WE’RE THE MEATMEN[v]
In the language of geekspeak, humans are wetware, liveware, meatware. The operators of the computers. The tiny serial batteries that power the Matrix. What’s between the chair and the keyboard.
And the young Marine is in the simulacrum of Grand Theft Auto: Vice City as his unit is ambushed in the simulacrum that is the war in Iraq. Blood on the Playstation. Hyperreality poured down broadband. We, the hyperrealising millions, have a 0 or 1 switch. The Marine, in his own little hyperreality, has the unique option to come home as liveware or boxed-up as decaying meatware.
General Sherman, who made the oft-repeated understatement, “War is Hell”, would still recognize war, but wouldn’t recognize the hyperreality of 21st Century Warfare. No draft riots in New York City, no executions of deserters, no excise taxes, no shortages on the home front. Of course there would still be the looters and profiteers of the Home Guard.
In hyperreality, war can only be hell if you burn some sulfurous incense and rotting cadaver candles.
The simulacrum is never what hides the truth-it is the truth that hides the fact that there is none.
So the simulacrum is true. Ecclesiastes.
Rejoice, oh Young Man in thy Youth. Ecclesiastes 11:9 King James Version.
BACK TO THE DESERT OF THE REAL WE ALL KNOW AND LOVE!

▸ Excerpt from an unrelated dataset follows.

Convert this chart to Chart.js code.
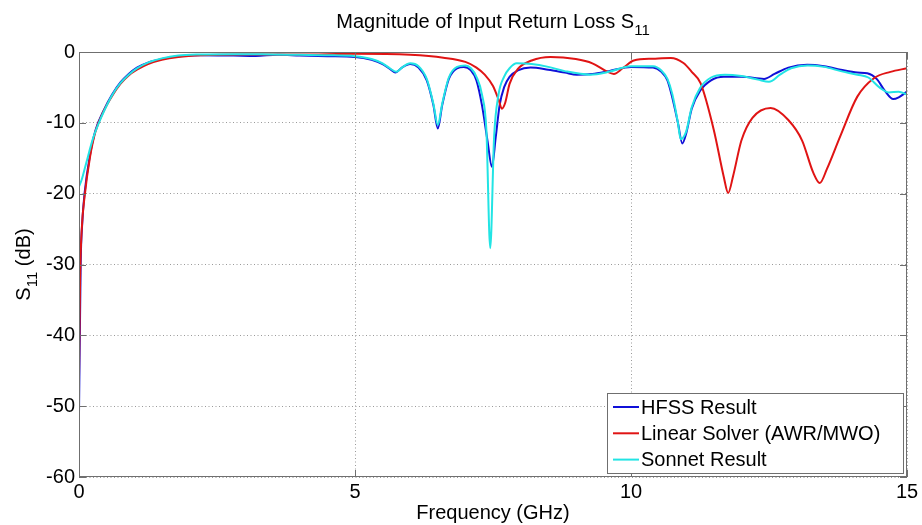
<!DOCTYPE html>
<html>
<head>
<meta charset="utf-8">
<script src="https://cdn.jsdelivr.net/npm/chart.js@4/dist/chart.umd.min.js"></script>
<style>
    html, body { margin: 0; padding: 0; background: #ffffff; }
    canvas { display: block; }
</style>
</head>
<body>
<canvas id="s11Chart" width="922" height="525"></canvas>
<script>
// frequency axis in GHz, magnitude in dB
const hfssFreq = [0, 0.03, 0.06, 0.1, 0.2, 0.3, 0.45, 0.6, 0.75, 0.9, 1.05, 1.25, 1.5, 1.8, 2.2, 2.8, 3.2, 3.6, 4.0, 4.5, 5.0, 5.3, 5.5, 5.65, 5.73, 5.85, 6.0, 6.15, 6.3, 6.42, 6.5, 6.58, 6.7, 6.85, 6.97, 7.1, 7.2, 7.3, 7.4, 7.48, 7.55, 7.62, 7.7, 7.8, 7.95, 8.18, 8.5, 8.8, 9.02, 9.3, 9.6, 10.0, 10.4, 10.55, 10.66, 10.75, 10.85, 10.93, 11.0, 11.1, 11.25, 11.45, 11.68, 12.0, 12.41, 12.6, 12.85, 13.19, 13.5, 13.8, 14.1, 14.28, 14.45, 14.6, 14.75, 14.85, 15.0];
const hfssDb = [-51, -30, -24, -20, -14.5, -11, -8.2, -6, -4.3, -3.1, -2.2, -1.5, -1.0, -0.6, -0.45, -0.5, -0.55, -0.4, -0.5, -0.6, -0.7, -1.1, -1.7, -2.5, -2.9, -2.2, -1.7, -2.2, -4, -7.5, -10.8, -7.5, -3.8, -2.3, -2.1, -2.6, -4.0, -7.5, -12.5, -16.2, -12, -7.5, -5, -3.5, -2.6, -2.2, -2.5, -2.9, -3.2, -3.1, -2.7, -2.1, -2.2, -2.8, -4.0, -6.5, -10, -12.9, -11.5, -8, -5.5, -4, -3.5, -3.5, -3.8, -3.1, -2.2, -1.8, -2.0, -2.5, -2.9, -3.0, -3.8, -5.5, -6.65, -6.4, -5.6];

const linearFreq = [0, 0.02, 0.05, 0.1, 0.2, 0.3, 0.45, 0.6, 0.75, 0.9, 1.05, 1.25, 1.5, 1.8, 2.2, 3.0, 4.0, 5.0, 6.0, 6.6, 7.0, 7.2, 7.35, 7.5, 7.6, 7.66, 7.72, 7.8, 7.95, 8.2, 8.54, 9.0, 9.3, 9.55, 9.69, 9.85, 10.05, 10.4, 10.72, 10.95, 11.1, 11.26, 11.5, 11.68, 11.76, 11.85, 12.0, 12.2, 12.53, 12.85, 13.1, 13.3, 13.42, 13.55, 13.79, 14.1, 14.4, 14.7, 15.0];
const linearDb = [-46, -32, -25, -20.5, -14.8, -11.2, -8.3, -6.2, -4.5, -3.3, -2.5, -1.7, -1.1, -0.7, -0.45, -0.35, -0.35, -0.25, -0.4, -0.8, -1.4, -2.2, -3.2, -4.8, -6.7, -8.0, -7.2, -4.5, -2.4, -1.2, -0.7, -1.0, -1.6, -2.7, -3.1, -2.3, -1.2, -0.95, -0.85, -1.56, -2.8, -4.4, -11, -17.6, -19.9, -17.5, -12.5, -9.3, -7.9, -9.6, -12.5, -17, -18.5, -16.5, -11.9, -6.3, -3.7, -2.8, -2.3];

const sonnetFreq = [0, 0.05, 0.13, 0.25, 0.35, 0.45, 0.6, 0.75, 0.9, 1.05, 1.25, 1.5, 1.8, 2.2, 2.8, 3.5, 4.0, 4.5, 5.0, 5.3, 5.5, 5.65, 5.75, 5.85, 6.0, 6.15, 6.3, 6.42, 6.5, 6.58, 6.7, 6.85, 7.0, 7.1, 7.2, 7.3, 7.38, 7.45, 7.52, 7.6, 7.7, 7.8, 7.93, 8.2, 8.5, 8.8, 9.26, 9.6, 10.0, 10.4, 10.55, 10.66, 10.75, 10.85, 10.9, 11.0, 11.1, 11.25, 11.45, 11.7, 12.0, 12.3, 12.5, 12.7, 12.9, 13.2, 13.5, 13.8, 14.1, 14.3, 14.5, 14.67, 14.85, 15.0];
const sonnetDb = [-19, -18, -15.7, -12.3, -10.2, -8.4, -6.1, -4.4, -3.2, -2.3, -1.5, -0.9, -0.5, -0.35, -0.3, -0.35, -0.4, -0.45, -0.6, -1.0, -1.6, -2.4, -2.8, -2.2, -1.6, -2.0, -3.8, -7.3, -10.3, -7.3, -3.6, -2.1, -1.9, -2.3, -3.5, -6, -11, -27.7, -12, -6, -3.5, -2.3, -1.6, -1.7, -2.1, -2.7, -3.2, -2.8, -2.0, -2.0, -2.6, -3.8, -6, -10, -12.3, -11.2, -7.8, -5.1, -3.6, -3.2, -3.4, -3.9, -4.2, -3.2, -2.3, -1.9, -2.1, -2.7, -3.2, -3.6, -5.0, -5.7, -5.6, -6.0];

const seriesLabels = ["HFSS Result", "Linear Solver (AWR/MWO)", "Sonnet Result"];
const seriesColors = ["#1010d8", "#e01414", "#22e4e4"];

const FONT = "Arial, 'Liberation Sans', sans-serif";
const AXIS_GRAY = "#6f6f6f";

function toPoints(xs, ys) {
    return xs.map((x, i) => ({ x: x, y: ys[i] }));
}

// title and y label have subscripts, so they are drawn by hand
function drawSubscripted(ctx, parts, x, y, align) {
    const widths = parts.map((p) => {
        ctx.font = p.sub ? `15px ${FONT}` : `20px ${FONT}`;
        return ctx.measureText(p.text).width;
    });
    const total = widths.reduce((a, b) => a + b, 0);
    let cx = align === "center" ? x - total / 2 : x;
    parts.forEach((p, i) => {
        ctx.font = p.sub ? `15px ${FONT}` : `20px ${FONT}`;
        ctx.fillText(p.text, cx, p.sub ? y + 7 : y);
        cx += widths[i];
    });
}

const framePlugin = {
    id: "frame",
    afterDatasetsDraw(chart) {
        const { ctx, chartArea: a, scales } = chart;
        ctx.save();
        ctx.strokeStyle = AXIS_GRAY;
        ctx.lineWidth = 1;
        ctx.strokeRect(a.left + 0.5, a.top + 0.5, a.right - a.left - 1, a.bottom - a.top - 1);

        // inward tick marks on all four sides
        const len = 7;
        ctx.beginPath();
        scales.x.ticks.forEach((t) => {
            const px = Math.round(scales.x.getPixelForValue(t.value)) + 0.5;
            ctx.moveTo(px, a.bottom);
            ctx.lineTo(px, a.bottom - len);
            ctx.moveTo(px, a.top);
            ctx.lineTo(px, a.top + len);
        });
        scales.y.ticks.forEach((t) => {
            const py = Math.round(scales.y.getPixelForValue(t.value)) + 0.5;
            ctx.moveTo(a.left, py);
            ctx.lineTo(a.left + len, py);
            ctx.moveTo(a.right, py);
            ctx.lineTo(a.right - len, py);
        });
        ctx.stroke();

        // legend box in the lower right corner
        const box = { left: 607, top: 393, width: 296, height: 80 };
        ctx.fillStyle = "#ffffff";
        ctx.fillRect(box.left, box.top, box.width, box.height);
        ctx.strokeRect(box.left + 0.5, box.top + 0.5, box.width, box.height);
        ctx.font = `20px ${FONT}`;
        ctx.textBaseline = "middle";
        ctx.textAlign = "left";
        chart.data.datasets.forEach((ds, i) => {
            const rowY = box.top + 14 + i * 26.3;
            ctx.strokeStyle = ds.borderColor;
            ctx.lineWidth = 2;
            ctx.beginPath();
            ctx.moveTo(box.left + 6, rowY);
            ctx.lineTo(box.left + 32, rowY);
            ctx.stroke();
            ctx.fillStyle = "#000000";
            ctx.fillText(ds.label, box.left + 34, rowY + 1);
        });

        // title
        ctx.fillStyle = "#000000";
        ctx.textBaseline = "alphabetic";
        drawSubscripted(ctx, [
            { text: "Magnitude of Input Return Loss S" },
            { text: "11", sub: true }
        ], (a.left + a.right) / 2, 28, "center");

        // y axis label
        ctx.translate(30, (a.top + a.bottom) / 2);
        ctx.rotate(-Math.PI / 2);
        drawSubscripted(ctx, [
            { text: "S" },
            { text: "11", sub: true },
            { text: " (dB)" }
        ], 0, 0, "center");
        ctx.restore();
    }
};

const gridStyle = {
    color: "#9a9a9a",
    lineWidth: 1,
    drawTicks: false
};

new Chart(document.getElementById("s11Chart").getContext("2d"), {
    type: "line",
    data: {
        datasets: [
            { label: seriesLabels[0], data: toPoints(hfssFreq, hfssDb), borderColor: seriesColors[0], order: 2 },
            { label: seriesLabels[1], data: toPoints(linearFreq, linearDb), borderColor: seriesColors[1], order: 1 },
            { label: seriesLabels[2], data: toPoints(sonnetFreq, sonnetDb), borderColor: seriesColors[2], order: 0 }
        ]
    },
    options: {
        responsive: false,
        animation: false,
        devicePixelRatio: 1,
        layout: { padding: { left: 0, right: 15, top: 52, bottom: 0 } },
        elements: {
            line: { borderWidth: 2, cubicInterpolationMode: "monotone", fill: false },
            point: { radius: 0 }
        },
        plugins: {
            legend: { display: false },
            tooltip: { enabled: false }
        },
        scales: {
            x: {
                type: "linear",
                min: 0,
                max: 15,
                afterFit(scale) { scale.height = 48; },
                border: { display: false, dash: [1, 2.5] },
                grid: Object.assign({}, gridStyle),
                ticks: {
                    stepSize: 5,
                    color: "#000000",
                    padding: 3,
                    font: { family: FONT, size: 20 }
                },
                title: {
                    display: true,
                    text: "Frequency (GHz)",
                    color: "#000000",
                    padding: 0,
                    font: { family: FONT, size: 20 }
                }
            },
            y: {
                min: -60,
                max: 0,
                afterFit(scale) { scale.width = 79; },
                border: { display: false, dash: [1, 2.5] },
                grid: Object.assign({}, gridStyle),
                ticks: {
                    stepSize: 10,
                    color: "#000000",
                    padding: 4,
                    font: { family: FONT, size: 20 }
                }
            }
        }
    },
    plugins: [framePlugin]
});
</script>
</body>
</html>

[i] http://www.smh.com.au/news/opinion/
thrill-of-the-kill-the-other-tragedy-in-iraq/
2005/11/16/1132016860340.html
[ii] Owen, Wilfred, Dulce Et Decorum Est. (1917).

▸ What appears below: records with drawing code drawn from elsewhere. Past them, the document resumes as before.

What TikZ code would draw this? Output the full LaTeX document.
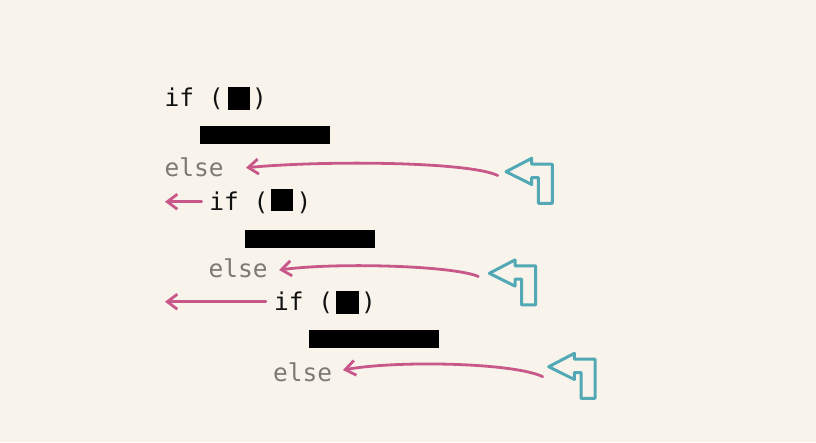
\documentclass[tikz,border=0pt]{standalone}
\usepackage{fontspec}
\setmonofont{DejaVu Sans Mono}
\usetikzlibrary{arrows.meta}
\definecolor{bg}{HTML}{F8F4EB}
\definecolor{pinkc}{HTML}{C8578A}
\definecolor{tealc}{HTML}{52A9B5}
\definecolor{grayc}{HTML}{7C7A72}
\definecolor{ink}{HTML}{111111}
\tikzset{
  code/.style={font=\ttfamily\fontsize{24.5}{24.5}\selectfont, inner sep=0pt, anchor=base west, text=ink},
  elsekw/.style={code, text=grayc},
  blk/.style={fill=black, draw=none, inner sep=0pt, minimum width=22.5pt, minimum height=22.5pt},
  barbox/.style={fill=black, draw=none, inner sep=0pt, minimum width=130.5pt, minimum height=18pt, anchor=north west},
  jump/.style={draw=pinkc, line width=2.8pt, line cap=round, -{Straight Barb[length=10pt,width=15pt]}},
  turnicon/.pic={\draw[tealc, line width=3pt, line join=round]
    (0,0) -- (25.7,-13.4) -- (25.7,-7.5) -- (46.3,-7.5) -- (46.3,31.6) -- (32.3,31.6)
    -- (32.3,5.8) -- (25.7,5.8) -- (25.7,12.8) -- cycle;}
}
\begin{document}
\begin{tikzpicture}[x=1pt,y=-1pt]
\useasboundingbox[fill=bg] (0,0) rectangle (816,442);
% line 1
\node[code] (if1) at (164.5,106) {if (};
\node[blk] (c1) at (239,98.3) {};
\node[code] (p1) at (252,106) {)};
\node[barbox] (b1) at (199.5,125.8) {};
\node[elsekw] (e1) at (164.5,176.7) {else};
% line 2
\node[code] (if2) at (209.2,210) {if (};
\node[blk] (c2) at (282.2,200) {};
\node[code] (p2) at (296.5,210) {)};
\node[barbox] (b2) at (244.3,229.3) {};
\node[elsekw] (e2) at (208.5,277.3) {else};
% line 3
\node[code] (if3) at (273.8,310) {if (};
\node[blk] (c3) at (347.3,302.7) {};
\node[code] (p3) at (361,310) {)};
\node[barbox] (b3) at (308.3,330) {};
\node[elsekw] (e3) at (272.8,381) {else};
% connector ends
\coordinate (s1) at (497.7,175.5);
\coordinate (t1) at (246,167.7);
\coordinate (s2) at (478.3,276.5);
\coordinate (t2) at (279,270);
\coordinate (s3) at (542.7,376.7);
\coordinate (t3) at (343,370);
\coordinate (u1) at (201.7,201.7);
\coordinate (v1) at (165,201.7);
\coordinate (u2) at (266,301.7);
\coordinate (v2) at (165,301.7);
\draw[jump] (s1) .. controls (470,162) and (330,160) .. (t1);
\draw[jump] (s2) .. controls (455,266) and (340,262) .. (t2);
\draw[jump] (s3) .. controls (515,363) and (400,360) .. (t3);
\draw[jump] (u1) -- (v1);
\draw[jump] (u2) -- (v2);
% icons
\pic at (506,171.7) {turnicon};
\pic at (489.3,273.3) {turnicon};
\pic at (548.7,366.7) {turnicon};
\end{tikzpicture}
\end{document}
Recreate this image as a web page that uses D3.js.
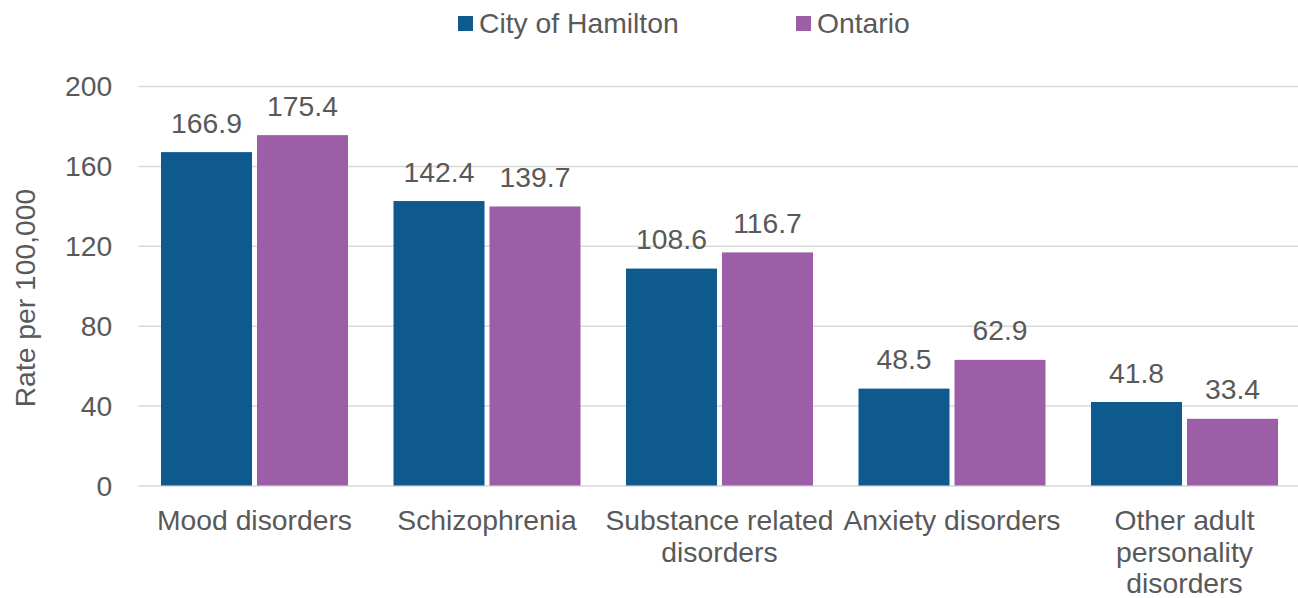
<!DOCTYPE html>
<html><head><meta charset="utf-8">
<script src="https://cdn.jsdelivr.net/npm/d3@7"></script>
<style>body{margin:0;background:#fff}svg{display:block}text{font-family:"Liberation Sans",Arial,sans-serif;fill:#595959}</style>
</head><body>
<svg id="c" width="1298" height="598"></svg>
<script>
const categories = ["Mood disorders","Schizophrenia","Substance related disorders","Anxiety disorders","Other adult personality disorders"];
const seriesNames = ["City of Hamilton","Ontario"];
const hamilton = [166.9,142.4,108.6,48.5,41.8];
const ontario = [175.4,139.7,116.7,62.9,33.4];
const yTicks = [0,40,80,120,160,200];
const colors = ["#0E5A8F","#9C5FA7"];
const yTitle = "Rate per 100,000";

const svg = d3.select("#c");
const pL = 138.25, pR = 1300.75, pT = 86, pB = 485.5;
const FS = 28.3;
const x0 = d3.scaleBand().domain(categories).range([pL,pR]).padding(0);
const bw = x0.bandwidth();
const x1 = d3.scaleBand().domain(seriesNames).range([22.75, bw-22.75]).paddingInner(0.052);
const y = d3.scaleLinear().domain([0,200]).range([pB, pT]);

// gridlines
const yAxis = d3.axisLeft(y).tickValues(yTicks).tickSize(-(pR-pL)).tickPadding(26).tickFormat(d3.format("d"));
const g = svg.append("g").attr("transform",`translate(${pL},0)`).call(yAxis);
g.select(".domain").remove();
g.selectAll(".tick line").attr("stroke","#D9D9D9").attr("stroke-width",1.5);
g.selectAll(".tick text").attr("font-size",FS).attr("fill","#595959").attr("dy","0.35em").style("font-family","Liberation Sans, Arial, sans-serif");

const data = categories.map((c,i)=>({c, vals:[hamilton[i],ontario[i]]}));
const grp = svg.append("g").selectAll("g").data(data).join("g").attr("transform",d=>`translate(${x0(d.c)},0)`);
grp.selectAll("rect").data(d=>d.vals.map((v,j)=>({v,s:seriesNames[j],j}))).join("rect")
  .attr("x",d=>x1(d.s)).attr("width",x1.bandwidth())
  .attr("y",d=>y(d.v)).attr("height",d=>y(0)-y(d.v))
  .attr("fill",d=>colors[d.j]);
grp.selectAll("text.lbl").data(d=>d.vals.map((v,j)=>({v,s:seriesNames[j],j}))).join("text").attr("class","lbl")
  .attr("x",d=>x1(d.s)+x1.bandwidth()/2).attr("y",d=>y(d.v)-19.5)
  .attr("text-anchor","middle").attr("font-size",FS).text(d=>d3.format(".1f")(d.v));

// category labels with wrapping
const xg = svg.append("g");
categories.forEach(c=>{
  const cx = x0(c)+bw/2;
  const t = xg.append("text").attr("x",cx).attr("y",530).attr("text-anchor","middle").attr("font-size",FS);
  const words = c.split(" ");
  let line = [];
  let ts = t.append("tspan").attr("x",cx).attr("dy",0);
  words.forEach(w=>{
    line.push(w); ts.text(line.join(" "));
    if (ts.node().getComputedTextLength() > bw-2 && line.length>1){
      line.pop(); ts.text(line.join(" ")); line=[w];
      ts = t.append("tspan").attr("x",cx).attr("dy",31.5).text(w);
    }
  });
});

// y title
svg.append("text").attr("transform","translate(35,298) rotate(-90)").attr("text-anchor","middle").attr("font-size",FS).text(yTitle);

// legend
const legX = [458,796];
seriesNames.forEach((s,i)=>{
  svg.append("rect").attr("x",legX[i]).attr("y",16).attr("width",15).attr("height",15).attr("fill",colors[i]);
  svg.append("text").attr("x",legX[i]+21).attr("y",33).attr("font-size",FS).text(s);
});
</script>
</body></html>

[iii]"Of course the people don't want war. But after all, it's the leaders of the country who determine the policy, and it's always a simple matter to drag the people along whether it's a democracy, a fascist dictatorship, or a parliament, or a communist dictatorship. Voice or no voice, the people can always be brought to the bidding of the leaders. That is easy. All you have to do is tell them they are being attacked, and denounce the pacifists for lack of patriotism, and exposing the country to greater danger." Nazi leader Hermann Goring.
[iv] Baudrillard, Jean, “Simulacra and Simulacrum”, p. 6 (1981).
[v] The Meatmen were a punk rock band from the 1980s and early 1990s. One of their better CDs was “We’re the Meatmen …and You Suck!”